I'm not really sure what you mean, we can install any package set we want, so the only difference would be in the filesystem layout? The upstream templates seems to have only @core installed, in our own images we could adjust even that.

>  - output images are large in size

This is interesting. Theoretically I see no reason why official Cloud images should be smaller than the same package set installed using virt-builder. I guess they are simply more stripped down, and the filesystem much smaller? It could use some investigation. It's also a question how imagefactory-created images will look like (once we use our custom kickstarts).

By the way, since we seem to agree that we'll need several package set templates for each release (minimal, server, workstation), we're going to distribute pretty big disk images anyway. (Which concerns me a bit in itself).


>  - virt-builder is not written in python

Yeah, there are some parts of it in OCaml.
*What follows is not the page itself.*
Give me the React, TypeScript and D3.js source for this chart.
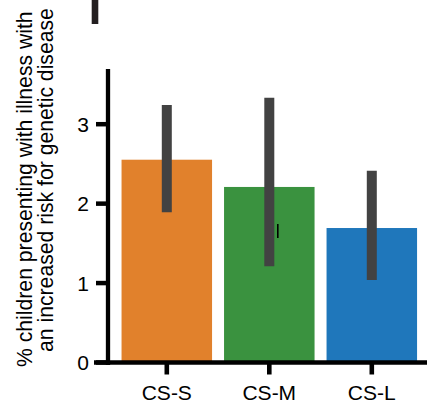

Scary. I wouldn't want to patch that :)

> 
> 
> imagefactory [3] is a system for building os images and potentially
> shipping those images to various cloud systems. Images are specified
> with a kickstart file and an xml template descriptor. Imagefactory
> builds images from scratch, essentially using the kickstart to run an
> install inside a VM and processing that install into the desired image
> type.
> 
> [3] http://imgfac.org/
> 
> pros:
>  - used by releng to create Fedora cloud images

Collaborating on the tool with another team would be a big win from my POV.

>  - builds images from packages: no blobs that we don't have control over
>  - already has a mostly-complete RESTful api that can list images and
>    trigger new builds
>  - can support almost all spins; anything that can be represented in a
>    kickstart
>  - written in python
> 
> cons:
>  - not as fast as virt-builder

I haven't tried imagefactory, but we all know how long anaconda installation takes. I don't think it's a problem for our production environment, we don't care about 10 minutes difference. But if we consider building the same image on task-developer's machine, the speed gets more important.

>  - somewhat more complex than virt-builder

That's true, but if we start prepare our own virt-builder templates, I think that quickly reaches parity in complexity.

>  - when something goes wrong, debugging can be difficult due to how the
>    tool works

Do they have something like real-time monitoring of anaconda logs, do you know? Because otherwise I guess it's quite hard to learn what went wrong.

>  - we may be somewhat on our own to fix issues if releng is not hitting
>    similar problems
>  - may not run well in a VM (would need nested virt)

This is the same as in virt-builder, it also needs virt support. Originally I thought it doesn't, but it does. It can still be used without hw virt support (unlike anaconda, that would just be impossible performance-wise), but it's much much much slower and I don't think we would want to go that route (building an image 30 minutes instead of 3 minutes).